In 1970 Richard Branson did something unusual. He started selling records by mail order. The adverts for this suddenly appeared in the "NME". It was new, it was innovative; it broke rules. That the following year Branson opened the legendary store above the shoe shop on Oxford Street didn't make the rule-breaking any less. It was an assault on the cosiness of HMV, Woolies and the department store record department.
I was, if you like, a Branson babe. I bought by mail order. I used to go to that old store above the shoe shop. Over the next few years I got to know a number of people who worked for Virgin's retail business and for the record label. Not everyone was complimentary of Branson. Not everyone liked him. But one thing he was good at was allowing ideas to flourish, to allow others to take charge of them and to develop them. He enabled change and constant innovation and evolution. The record label reflected this. After four years of existence, Virgin ripped up its own hippyish rulebook. The anti-Christs of music, The Sex Pistols, spat into life.

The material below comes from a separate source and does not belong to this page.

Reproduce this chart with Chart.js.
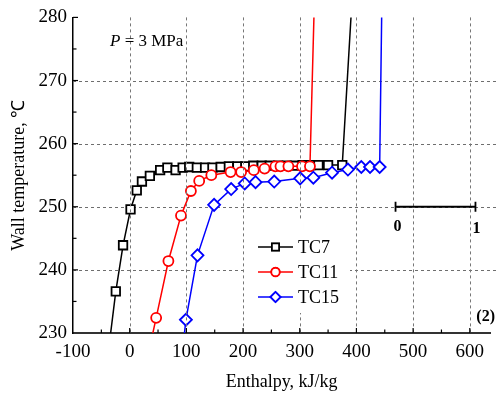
<!DOCTYPE html>
<html>
<head>
<meta charset="utf-8">
<script src="https://cdn.jsdelivr.net/npm/chart.js@4.4.0/dist/chart.umd.min.js"></script>
<style>
  body { margin: 0; background: #fff; }
  #wrap { width: 498px; height: 397px; }
</style>
</head>
<body>
<div id="wrap"><canvas id="chart"></canvas></div>
<script>
// values (enthalpy kJ/kg, wall temperature C)
const tc7Enthalpy = [-37, -24.5, -11.7, 1.5, 12.5, 21.6, 35.6, 53.7, 66.5, 81, 93.4, 105, 118.5, 133, 146, 160.5, 175, 190, 204, 218, 233, 247, 262, 277, 291, 305, 319, 333, 350, 375, 395];
const tc7Temp     = [227.5, 236.6, 243.9, 249.6, 252.6, 254.0, 254.9, 255.8, 256.2, 255.8, 256.2, 256.3, 256.2, 256.2, 256.2, 256.3, 256.4, 256.4, 256.4, 256.5, 256.5, 256.5, 256.5, 256.5, 256.5, 256.6, 256.6, 256.6, 256.6, 256.6, 287];

const tc11Enthalpy = [37, 46.7, 68.3, 90.5, 108, 122.6, 144, 178, 196.6, 219, 238, 257, 266, 280, 304, 318, 328];
const tc11Temp     = [228.4, 232.4, 241.4, 248.6, 252.5, 254.1, 255.0, 255.5, 255.5, 255.8, 256.05, 256.4, 256.4, 256.4, 256.4, 256.4, 290];

const tc15Enthalpy = [93, 99.2, 119.6, 148.9, 179, 203, 222, 255, 300.7, 324, 357, 385, 408.6, 424, 441, 446];
const tc15Temp     = [227, 232.1, 242.3, 250.3, 252.8, 253.7, 253.9, 254.0, 254.5, 254.6, 255.4, 255.9, 256.3, 256.3, 256.3, 290];

const seriesNames = ['TC7', 'TC11', 'TC15'];
const xTicks = { min: -100, max: 636, step: 50 };
const yTicks = { min: 230, max: 280, step: 5 };

const pts = (xs, ys) => xs.map((x, i) => ({ x: x, y: ys[i] }));
const serif = 'Liberation Serif, Times New Roman, serif';

const extras = {
  id: 'extras',
  beforeDatasetsDraw(chart) {
    // horizontal dashed grid
    const ctx = chart.ctx;
    const ys = chart.scales.y;
    const area = chart.chartArea;
    ctx.save();
    ctx.strokeStyle = '#6e6e6e';
    ctx.lineWidth = 1;
    ctx.setLineDash([3, 3]);
    ys.ticks.forEach(t => {
      if (t.value % 10 !== 0 || t.value === yTicks.min || t.value === yTicks.max) return;
      const py = Math.round(ys.getPixelForValue(t.value)) + 0.5;
      ctx.beginPath(); ctx.moveTo(area.left, py); ctx.lineTo(chart.width, py); ctx.stroke();
    });
    ctx.restore();
  },
  afterDraw(chart) {
    const ctx = chart.ctx;
    const xs = chart.scales.x, ys = chart.scales.y;
    const area = chart.chartArea;
    ctx.save();

    // vertical dashed grid
    ctx.strokeStyle = '#777777';
    ctx.lineWidth = 1;
    ctx.setLineDash([3, 3]);
    xs.ticks.forEach(t => {
      if (t.value % 100 !== 0 || t.value === xTicks.min) return;
      const px = Math.round(xs.getPixelForValue(t.value)) + 0.5;
      ctx.beginPath(); ctx.moveTo(px, area.top); ctx.lineTo(px, area.bottom); ctx.stroke();
    });
    ctx.setLineDash([]);

    // inward tick marks
    ctx.strokeStyle = '#000';
    ctx.lineWidth = 1.2;
    xs.ticks.forEach(t => {
      if (t.value === xTicks.min || t.value % 50 !== 0) return;
      const px = xs.getPixelForValue(t.value);
      const len = t.value % 100 === 0 ? 5 : 3.5;
      ctx.beginPath(); ctx.moveTo(px, area.bottom); ctx.lineTo(px, area.bottom - len); ctx.stroke();
    });
    ys.ticks.forEach(t => {
      if (t.value === yTicks.min) return;
      const py = ys.getPixelForValue(t.value);
      const len = t.value % 10 === 0 ? 5 : 3.5;
      ctx.beginPath(); ctx.moveTo(area.left, py); ctx.lineTo(area.left + len, py); ctx.stroke();
    });

    // legend
    ctx.fillStyle = '#fff';
    ctx.fillRect(247, 221, 103, 92);
    chart.data.datasets.forEach((ds, i) => {
      const y = 247 + i * 25;
      ctx.strokeStyle = ds.borderColor;
      ctx.lineWidth = 1.5;
      ctx.beginPath(); ctx.moveTo(258, y); ctx.lineTo(293, y); ctx.stroke();
      Chart.helpers.drawPoint(ctx, {
        pointStyle: ds.pointStyle, radius: ds.pointRadius * 0.85, borderWidth: ds.pointBorderWidth
      }, 275.5, y);
      ctx.fillStyle = '#fff';
      ctx.lineWidth = ds.pointBorderWidth;
      ctx.fill(); ctx.stroke();
      ctx.fillStyle = '#000';
      ctx.font = '18px ' + serif;
      ctx.textBaseline = 'middle';
      ctx.fillText(ds.label, 298, y + 1);
    });

    // pressure note
    ctx.fillStyle = '#000';
    ctx.textBaseline = 'alphabetic';
    ctx.font = 'italic 17px ' + serif;
    ctx.fillText('P', 110, 46);
    const pw = ctx.measureText('P').width;
    ctx.font = '17px ' + serif;
    ctx.fillText(' = 3 MPa', 110 + pw, 46);

    // scale bar 0 - 1
    const by = ys.getPixelForValue(250);
    const bx0 = xs.getPixelForValue(469), bx1 = xs.getPixelForValue(610);
    ctx.strokeStyle = '#000';
    ctx.lineWidth = 1.8;
    ctx.beginPath();
    ctx.moveTo(bx0, by); ctx.lineTo(bx1, by);
    ctx.moveTo(bx0, by - 5); ctx.lineTo(bx0, by + 5);
    ctx.moveTo(bx1, by - 5); ctx.lineTo(bx1, by + 5);
    ctx.stroke();
    ctx.font = 'bold 16px ' + serif;
    ctx.textAlign = 'center';
    ctx.fillText('0', bx0 + 2, by + 24);
    ctx.fillText('1', bx1 + 1, by + 26);

    ctx.textAlign = 'right';
    ctx.fillText('(2)', 495, 321);
    ctx.restore();
  }
};

new Chart(document.getElementById('chart'), {
  type: 'line',
  data: {
    datasets: [
      { label: seriesNames[0], data: pts(tc7Enthalpy, tc7Temp), borderColor: '#000000',
        pointStyle: 'rect', pointRadius: 6, pointBorderWidth: 1.8, order: 3 },
      { label: seriesNames[1], data: pts(tc11Enthalpy, tc11Temp), borderColor: '#ff0000',
        pointStyle: 'circle', pointRadius: 5, pointBorderWidth: 1.8, order: 2 },
      { label: seriesNames[2], data: pts(tc15Enthalpy, tc15Temp), borderColor: '#0000ff',
        pointStyle: 'rectRot', pointRadius: 6, pointBorderWidth: 1.8, order: 1 }
    ].map(d => Object.assign(d, {
      borderWidth: 1.5, pointBackgroundColor: '#ffffff', pointBorderColor: d.borderColor,
      tension: 0, fill: false
    }))
  },
  options: {
    responsive: true,
    maintainAspectRatio: false,
    animation: false,
    layout: { padding: { top: 17, right: 0, left: 0, bottom: 0 } },
    plugins: { legend: { display: false }, tooltip: { enabled: false } },
    scales: {
      x: {
        type: 'linear', min: xTicks.min, max: xTicks.max,
        afterFit: s => { s.height = 64; },
        ticks: {
          stepSize: xTicks.step, includeBounds: false, autoSkip: false, maxRotation: 0, padding: 8,
          color: '#000', font: { family: serif, size: 19 },
          callback: v => (v % 100 === 0 ? v : '')
        },
        grid: { display: false, drawTicks: false },
        border: { display: true, color: '#333', width: 2 },
        title: { display: true, text: 'Enthalpy, kJ/kg', color: '#000', font: { family: serif, size: 18 }, padding: { top: 10 } }
      },
      y: {
        type: 'linear', min: yTicks.min, max: yTicks.max,
        afterFit: s => { s.width = 73; },
        ticks: {
          stepSize: yTicks.step, autoSkip: false, padding: 6,
          color: '#000', font: { family: serif, size: 19 },
          callback: v => (v % 10 === 0 ? v : '')
        },
        grid: { display: false, drawTicks: false },
        border: { display: true, color: '#000', width: 1.5 },
        title: { display: true, text: 'Wall temperature, ℃', color: '#000', font: { family: serif, size: 18 }, padding: { top: 8, bottom: 0 } }
      }
    }
  },
  plugins: [extras]
});
</script>
</body>
</html>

Constant innovation and evolution, and these were co-ordinated according to a unified brand. Branson may have gone on to irritate the pants off you (and me) because of his often ineloquent self-publicity, but give the guy his due. It wasn't single-handed, even if it might have seemed so, but he made a difference. A very big difference. He created a brand of possibility, of alternative aspirations, one for which the business option of "doing nothing" was struck from the corporate lexicon, if indeed it had ever appeared in it.
In 1970, at the same time as Branson was ripping up the record retailing rulebook, Mallorca was, despite a relatively short number of years of its tourism industrial revolution, already "mature". It still had enormous scope for growth, which did occur and massively so, but the basic Mallorcan proposition, the brand, was already betraying signs of crisis. Mallorca was the Woolworth of holidaymaking. It was essentially naff, familiar through its own saturation, and conformist. You couldn't go into Woolies and buy an armful of American West Coast albums. At Virgin you could. In Mallorca you could come and find a beach, sun and sangria, and the offer was essentially the same wherever the tour operator decided you were going.
Despite the undoubted streak of entrepreneurialism which characterised its early tourism, both knowingly and unknowingly Mallorca became a victim of its own success. It was, in business terms, a first mover. If there were an appreciation of what this meant, then it was one which emphasised the advantages. Mallorca was the first to mass tourism market. Thus it would always reap the benefits, right? Wrong. Business is full of examples of first movers which, because they became bloated and lethargic, allowed their advantage to wither. More known would have been the constraints of Spanish statism. The regime may have allowed tourism to flourish but it did so according to a rigid notion of what this tourism meant. It is absolutely no coincidence that Mallorca (and Spain) arrived kicking and screaming into the twentieth century because of two mass industries - tourism and car production. It was Fordism for the swinging sixties, and for tourism this meant any colour so long as it was sandy, bluey and the blood red of sangria.
The shock of the oil crisis was what was meant to have changed things. But it didn't to any significant extent. The next shock - the death of Franco - led eventually to autonomous government. This ushered in the closest that Mallorca has ever had to a tourism entrepreneurial politician, Jaume Cladera, but far from a reinvention or an alteration of thinking to permit constant innovation and evolution, Cladera ended up having to invent a rulebook which hadn't previously existed. Legislation followed legislation followed legislation. Though some of this was good and is still good (Delgado's 2012 tourism bill wasn't all bad by any means), regional government spawned atrophy through hyper-lexis, the antithesis of conditions for constant innovation and evolution.
You want someone who will break the rules for Mallorca. Instead, you have what is essentially a tourism technocracy. Rather than constant innovation, there is constant attention to the minutiae of plans which conflict with each other and of the inevitable piles of legislation. Nothing much happens because nothing much can happen. But perhaps we overestimate the ability of any one person or one body to effect change. Mallorca may have long been a mature tourism destination, but its maturity is still only relatively youthful. The future hasn't been written, therefore. And this is the essence of the problem. No one knows what that future is or should be. Perhaps when they work it out though, they could advertise it in the "NME".